------ DATASET CONTENT
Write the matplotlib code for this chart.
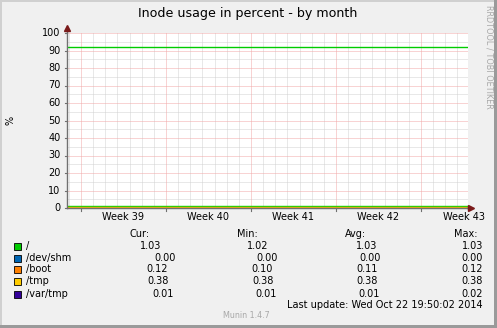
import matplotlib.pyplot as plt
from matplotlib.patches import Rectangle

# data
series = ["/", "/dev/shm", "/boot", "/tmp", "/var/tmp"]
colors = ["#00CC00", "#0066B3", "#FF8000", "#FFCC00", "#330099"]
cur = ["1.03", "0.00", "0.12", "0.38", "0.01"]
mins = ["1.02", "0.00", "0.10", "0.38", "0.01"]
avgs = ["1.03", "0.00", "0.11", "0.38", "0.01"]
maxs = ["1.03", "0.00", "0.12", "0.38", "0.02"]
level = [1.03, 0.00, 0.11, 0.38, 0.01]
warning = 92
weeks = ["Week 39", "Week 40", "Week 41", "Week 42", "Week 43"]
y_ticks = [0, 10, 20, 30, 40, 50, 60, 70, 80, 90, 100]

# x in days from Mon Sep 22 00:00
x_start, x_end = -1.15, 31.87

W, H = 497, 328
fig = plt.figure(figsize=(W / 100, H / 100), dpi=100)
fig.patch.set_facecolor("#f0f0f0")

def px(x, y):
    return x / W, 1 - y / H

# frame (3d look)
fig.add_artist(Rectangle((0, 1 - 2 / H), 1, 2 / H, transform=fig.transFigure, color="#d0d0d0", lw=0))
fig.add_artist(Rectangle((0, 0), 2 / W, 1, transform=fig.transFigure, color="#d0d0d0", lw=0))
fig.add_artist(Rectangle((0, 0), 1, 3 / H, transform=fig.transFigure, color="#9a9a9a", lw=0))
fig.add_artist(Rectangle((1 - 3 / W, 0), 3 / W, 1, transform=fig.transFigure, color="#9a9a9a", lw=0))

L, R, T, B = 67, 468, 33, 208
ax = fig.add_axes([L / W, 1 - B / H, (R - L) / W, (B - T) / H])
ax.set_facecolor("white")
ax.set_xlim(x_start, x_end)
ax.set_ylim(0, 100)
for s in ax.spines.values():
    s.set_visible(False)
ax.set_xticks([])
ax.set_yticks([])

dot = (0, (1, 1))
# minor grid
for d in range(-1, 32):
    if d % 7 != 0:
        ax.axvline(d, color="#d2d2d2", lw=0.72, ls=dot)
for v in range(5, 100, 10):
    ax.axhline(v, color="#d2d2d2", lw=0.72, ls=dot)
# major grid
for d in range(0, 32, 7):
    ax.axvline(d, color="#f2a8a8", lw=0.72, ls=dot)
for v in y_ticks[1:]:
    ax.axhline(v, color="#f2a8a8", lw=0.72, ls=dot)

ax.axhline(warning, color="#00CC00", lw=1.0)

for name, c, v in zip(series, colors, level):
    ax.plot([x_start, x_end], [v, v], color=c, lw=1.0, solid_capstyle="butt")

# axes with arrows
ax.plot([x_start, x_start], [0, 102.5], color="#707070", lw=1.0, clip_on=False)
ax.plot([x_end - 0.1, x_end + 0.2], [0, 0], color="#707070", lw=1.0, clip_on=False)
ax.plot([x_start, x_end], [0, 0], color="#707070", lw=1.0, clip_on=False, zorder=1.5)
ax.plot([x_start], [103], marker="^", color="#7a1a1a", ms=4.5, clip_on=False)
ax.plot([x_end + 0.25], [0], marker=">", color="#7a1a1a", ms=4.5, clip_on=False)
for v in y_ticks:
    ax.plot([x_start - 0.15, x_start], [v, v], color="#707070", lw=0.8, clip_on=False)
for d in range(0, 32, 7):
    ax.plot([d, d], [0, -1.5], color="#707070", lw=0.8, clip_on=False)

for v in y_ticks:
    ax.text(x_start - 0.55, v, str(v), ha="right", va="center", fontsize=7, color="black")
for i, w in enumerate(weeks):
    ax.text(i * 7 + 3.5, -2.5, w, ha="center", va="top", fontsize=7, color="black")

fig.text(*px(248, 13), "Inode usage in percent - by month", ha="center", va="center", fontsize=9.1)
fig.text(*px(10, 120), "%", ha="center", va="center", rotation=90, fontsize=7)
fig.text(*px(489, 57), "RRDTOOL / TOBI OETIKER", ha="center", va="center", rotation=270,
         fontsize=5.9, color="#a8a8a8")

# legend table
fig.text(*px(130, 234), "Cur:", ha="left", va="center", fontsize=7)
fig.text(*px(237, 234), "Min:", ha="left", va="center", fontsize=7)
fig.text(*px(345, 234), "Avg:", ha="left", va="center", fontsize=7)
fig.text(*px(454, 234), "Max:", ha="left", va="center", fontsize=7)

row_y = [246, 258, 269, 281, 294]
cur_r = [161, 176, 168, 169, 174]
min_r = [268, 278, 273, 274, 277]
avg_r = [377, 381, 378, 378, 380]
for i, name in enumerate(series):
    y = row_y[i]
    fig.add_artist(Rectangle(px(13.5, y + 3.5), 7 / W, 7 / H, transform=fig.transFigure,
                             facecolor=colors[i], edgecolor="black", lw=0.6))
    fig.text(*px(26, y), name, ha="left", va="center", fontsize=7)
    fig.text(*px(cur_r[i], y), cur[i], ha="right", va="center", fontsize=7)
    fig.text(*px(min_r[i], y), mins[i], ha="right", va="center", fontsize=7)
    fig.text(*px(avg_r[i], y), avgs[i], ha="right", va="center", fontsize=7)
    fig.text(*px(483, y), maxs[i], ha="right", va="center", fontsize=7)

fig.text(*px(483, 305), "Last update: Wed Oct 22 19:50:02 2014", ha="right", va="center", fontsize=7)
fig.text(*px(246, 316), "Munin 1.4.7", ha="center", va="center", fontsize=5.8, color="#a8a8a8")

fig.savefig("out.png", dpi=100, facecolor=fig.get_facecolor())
------------
_WHAT YOU ARE ASKED TO DO_. With the pictures left out, restate word for word every line of the data above, from the first down to the line that contains "x_start, x_end = -1.15, 31.87".

_OUTPUT BELOW_.
Write the matplotlib code for this chart.
import matplotlib.pyplot as plt
from matplotlib.patches import Rectangle

# data
series = ["/", "/dev/shm", "/boot", "/tmp", "/var/tmp"]
colors = ["#00CC00", "#0066B3", "#FF8000", "#FFCC00", "#330099"]
cur = ["1.03", "0.00", "0.12", "0.38", "0.01"]
mins = ["1.02", "0.00", "0.10", "0.38", "0.01"]
avgs = ["1.03", "0.00", "0.11", "0.38", "0.01"]
maxs = ["1.03", "0.00", "0.12", "0.38", "0.02"]
level = [1.03, 0.00, 0.11, 0.38, 0.01]
warning = 92
weeks = ["Week 39", "Week 40", "Week 41", "Week 42", "Week 43"]
y_ticks = [0, 10, 20, 30, 40, 50, 60, 70, 80, 90, 100]

# x in days from Mon Sep 22 00:00
x_start, x_end = -1.15, 31.87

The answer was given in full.